China's technology stocks suffered a sharp sell-off on Friday, with the tech-focused STAR 50 index plunging 7% as a massive initial public offering (IPO) from chipmaker ChangXin Memory Technologies (CXMT) drained liquidity from the market. The decline capped a brutal week for the index, which finished down 17% — its worst weekly performance on record.
What Happened
CXMT, a major Chinese memory chip manufacturer, launched an $8.6 billion IPO, one of the largest listings in China this year. While IPOs are often seen as a sign of a healthy capital market, they can also act as a temporary vacuum for cash. When a company goes public, investors must sell existing shares to raise money to buy the new stock, which can put downward pressure on prices — especially when the IPO is as large as CXMT's.
At the same time, a major artificial intelligence conference in Shanghai struck a cautious tone, failing to deliver the kind of bullish news that had previously fueled the tech rally. The combination of a liquidity-sapping mega-IPO and a lackluster AI event unsettled investors, who had already been on edge after weeks of gains in tech stocks.
Why It Matters for Investors
For everyday investors, the sell-off highlights a key risk in markets: liquidity. When a big IPO hits the market, it can temporarily pull money away from existing stocks, especially if valuations are already stretched. The STAR 50 index, which tracks China's most innovative tech companies, had rallied sharply earlier this year, making it vulnerable to a correction.
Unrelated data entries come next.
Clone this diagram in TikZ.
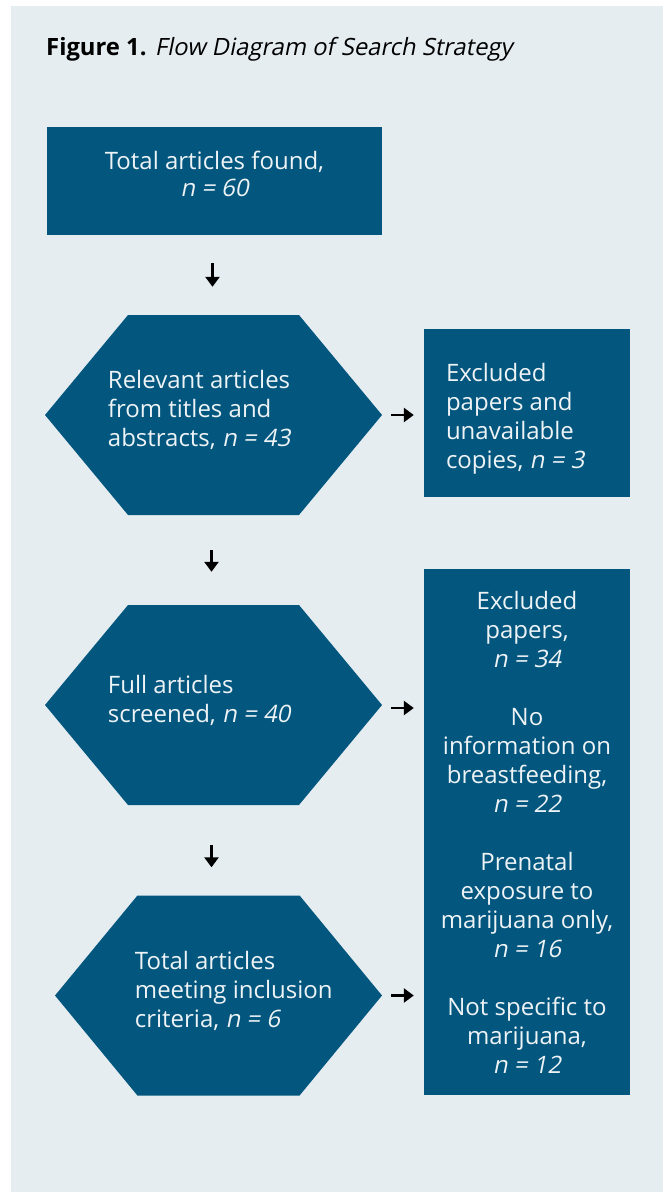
\documentclass[tikz,border=0pt]{standalone}
\usepackage{fontspec}
\setmainfont{Open Sans}
\newfontfamily\slfont{Open Sans}[FakeSlant=0.2]
\newcommand{\slnt}[1]{{\slfont #1}}
\usetikzlibrary{shapes.symbols,arrows.meta,positioning}
\definecolor{panel}{HTML}{E5EDF1}
\definecolor{boxblue}{HTML}{03577F}
\definecolor{boxtext}{HTML}{EEF3F6}

\tikzset{
  box/.style={fill=boxblue, text=boxtext, inner sep=0pt, font=\fontsize{24}{29}\selectfont},
  hexa/.style={shape=signal, signal to=west and east, signal pointer angle=100.6, fill=boxblue,
    minimum width=337pt, minimum height=200pt, inner sep=0pt},
  boxtxt/.style={text=boxtext, inner sep=0pt, align=left, font=\fontsize{24}{29}\selectfont},
  arr/.style={line width=2.7pt, -{Triangle[length=10pt,width=14pt]}},
}

\begin{document}
\begin{tikzpicture}[x=1pt,y=-1pt]
\fill[panel] (11,6) rectangle (663,1192);
\useasboundingbox (0,0) rectangle (663,1192);
\node[anchor=base west, inner sep=0pt, font=\fontsize{23.8}{26}\selectfont] (title) at (46,55)
  {\textbf{Figure 1.} \slnt{Flow Diagram of Search Strategy}};

% left column
\node[box, minimum width=335pt, minimum height=108pt, align=center, text depth=14pt,
  font=\fontsize{24}{27}\selectfont] (found) at (214.5,181)
  {Total articles found,\\ \slnt{n = 60}};
\node[hexa] (relevant) at (213.5,415) {};
\node[boxtxt, anchor=west] (relevanttxt) at ([xshift=63pt,yshift=5pt]relevant.west)
  {Relevant articles\\ from titles and\\ abstracts, \slnt{n = 43}};
\node[hexa] (screened) at (213.5,705) {};
\node[boxtxt, anchor=west] (screenedtxt) at ([xshift=63pt,yshift=5pt]screened.west)
  {Full articles\\ screened, \slnt{n = 40}};
\node[hexa, minimum width=327pt, signal pointer angle=101] (included) at (218.5,995.5) {};
\node[boxtxt, anchor=west] (includedtxt) at ([xshift=80pt,yshift=5pt]included.west)
  {Total articles\\ meeting inclusion\\ criteria, \slnt{n = 6}};

% right column
\node[box, minimum width=206pt, minimum height=168pt] (excl) at (527,413) {};
\node[boxtxt, anchor=west] (excltxt) at ([xshift=22pt,yshift=-5.5pt]excl.west)
  {Excluded\\ papers and\\ unavailable\\ copies, \slnt{n = 3}};
\node[box, minimum width=206pt, minimum height=526pt, align=center] (reasons) at (527,832)
  {Excluded\\ papers,\\ \slnt{n = 34}\\[29pt]
   No\\ information on\\ breastfeeding,\\ \slnt{n = 22}\\[29pt]
   Prenatal\\ exposure to\\ marijuana only,\\ \slnt{n = 16}\\[29pt]
   Not specific to\\ marijuana,\\ \slnt{n = 12}};

% arrows
\draw[arr, shorten <=28pt, shorten >=28pt] ([xshift=-2pt]found.south) -- ([xshift=-2pt]found.south |- relevant.north);
\draw[arr, shorten <=9pt, shorten >=10pt] (relevant.east) -- (relevant.east -| excl.west);
\draw[arr, shorten <=35pt, shorten >=33pt] ([xshift=-2pt]relevant.south) -- ([xshift=-2pt]screened.north);
\draw[arr, shorten <=9pt, shorten >=10pt] ([yshift=-3pt]screened.east) -- ([yshift=-3pt]screened.east -| reasons.west);
\draw[arr, shorten <=40pt, shorten >=28pt] ([xshift=-2pt]screened.south) -- ([xshift=-2pt]screened.south |- included.north);
\draw[arr, shorten <=9pt, shorten >=10pt] (included.east) -- (included.east -| reasons.west);
\end{tikzpicture}
\end{document}
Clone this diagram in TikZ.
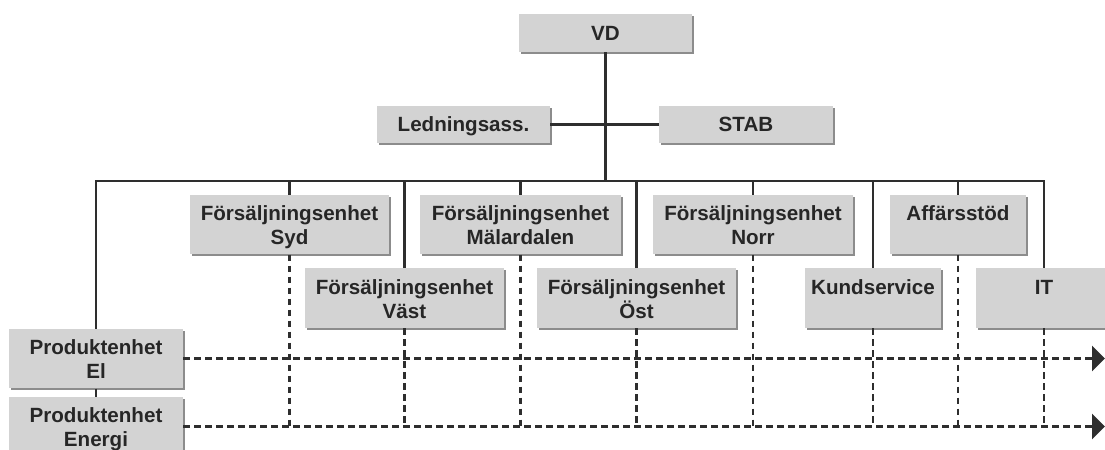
\documentclass[tikz,border=0pt]{standalone}
\usepackage{fontspec}
\setmainfont{Liberation Sans}
\usepackage{tikz}
\usetikzlibrary{arrows.meta,shadows,calc}

\definecolor{boxgray}{HTML}{D3D3D3}
\definecolor{shadegray}{HTML}{8C8C8C}
\definecolor{linegray}{HTML}{2E2E2E}

\begin{document}
\begin{tikzpicture}[x=0.5pt,y=-0.5pt,%
        orgbox/.style={fill=boxgray, text=black!85, inner sep=0pt,
          font=\bfseries\fontsize{10.3pt}{12pt}\selectfont, align=center,
          general shadow={fill=shadegray, shadow xshift=1pt, shadow yshift=-1pt}},
        oneline/.style={orgbox, minimum height=18.75pt, text height=7.35pt, text depth=0pt},
        twoline/.style={orgbox, minimum height=29.6pt, text height=20pt, text depth=0pt},
        topline/.style={orgbox, minimum height=29.6pt, text height=7.35pt, text depth=11.35pt},
        tree/.style={draw=linegray, line width=1.1pt},
        matrixline/.style={draw=linegray, line width=1.2pt, dash pattern=on 3.4pt off 2.1pt},
        auto]

        \useasboundingbox (0,0) rectangle (1105,450);
        \clip (0,0) rectangle (1105,450);

        %% top
        \node [oneline, minimum width=86.5pt] (vd) at (605.5,33) {VD};
        \node [oneline, minimum width=86.5pt] (ledn) at (463.5,124.5) {Ledningsass.};
        \node [oneline, minimum width=87pt] (stab) at (746,124.5) {STAB};
        \coordinate (bus) at (606,181);

        %% first row
        \node [twoline, minimum width=99.5pt] (fe_syd) at (289.5,224.5) {Försäljningsenhet\\Syd};
        \node [twoline, minimum width=100.5pt] (fe_mal) at (520.5,224.5) {Försäljningsenhet\\Mälardalen};
        \node [twoline, minimum width=100pt] (fe_norr) at (753,224.5) {Försäljningsenhet\\Norr};
        \node [topline, minimum width=68pt] (affstod) at (958,224.5) {Affärsstöd};
        %% second row
        \node [twoline, minimum width=99.5pt] (fe_vast) at (404.5,298) {Försäljningsenhet\\Väst};
        \node [twoline, minimum width=99.5pt] (fe_ost) at (636.5,298) {Försäljningsenhet\\Öst};
        \node [topline, minimum width=68pt] (kundserv) at (873,298) {Kundservice};
        \node [topline, minimum width=68pt] (it) at (1044,298) {IT};
        %% product units
        \node [twoline, minimum width=87pt] (pe_el) at (96,358.5) {Produktenhet\\El};
        \node [twoline, minimum width=87pt] (pe_energi) at (96,426.5) {Produktenhet\\Energi};

        \draw [tree] (vd) -- (vd |- bus);
        \draw [tree] (ledn) -- (stab);
        \draw [tree] (pe_el) -- (pe_el |- bus) -- (it |- bus) -- (it);
        \foreach \b in {fe_syd,fe_vast,fe_mal,fe_ost,fe_norr,kundserv,affstod} {
          \draw [tree] (\b) -- (\b |- bus);
        }
        \draw [tree] (pe_el) -- (pe_energi);

        %% dashed matrix
        \foreach \b in {fe_syd,fe_vast,fe_mal,fe_ost,fe_norr,kundserv,affstod,it} {
          \draw [matrixline] (\b.south) -- (\b.south |- pe_energi.east);
        }
        \coordinate (rim) at (1105,0);
        \foreach \p in {pe_el,pe_energi} {
          \draw [matrixline, -{Triangle[length=6.5pt,width=12.5pt]}] (\p) -- (\p -| rim);
        }

      \end{tikzpicture}
\end{document}
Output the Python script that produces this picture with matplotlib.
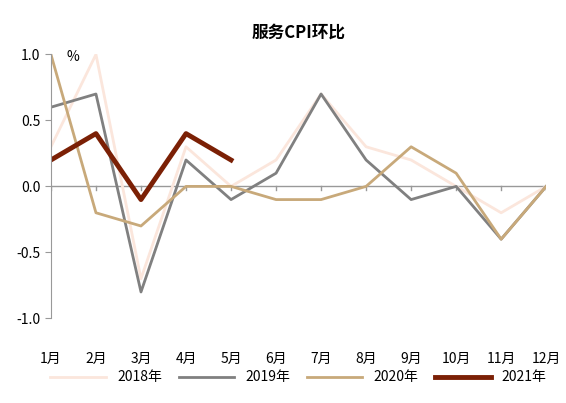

"Big new share sales can act like a temporary vacuum for cash," Reuters noted, adding that CXMT's listing revived worries that a packed IPO calendar is pulling money out of stocks that are already trading. This doesn't matter much in calm markets, but can sting when valuations look rich.
The sell-off was not limited to China. The broader AI trade also came under pressure globally, with Asia stocks sliding as Taiwan led an AI trade repricing, and TSMC dropping 7% despite reporting record profit. Chip stocks slid again as the AI trade faltered, with Nasdaq futures dropping 2% in pre-market trading.
What's Next
Investors will be watching closely to see if the CXMT IPO is a one-off event or the start of a trend. A wave of large listings could continue to pressure Chinese tech stocks, especially if the broader economic outlook remains uncertain. The Shanghai AI conference's muted tone also raises questions about whether the AI boom — which has driven much of the tech rally — is losing steam.
For now, the message from the market is clear: when liquidity dries up, even the most popular stocks can fall fast. Hong Kong stocks also slid 1.8% as the AI and chip sell-off accelerated, underscoring the regional nature of the downturn.
As always, investors should remember that market pullbacks are normal, especially after a strong run. The key is to stay focused on long-term fundamentals rather than short-term noise.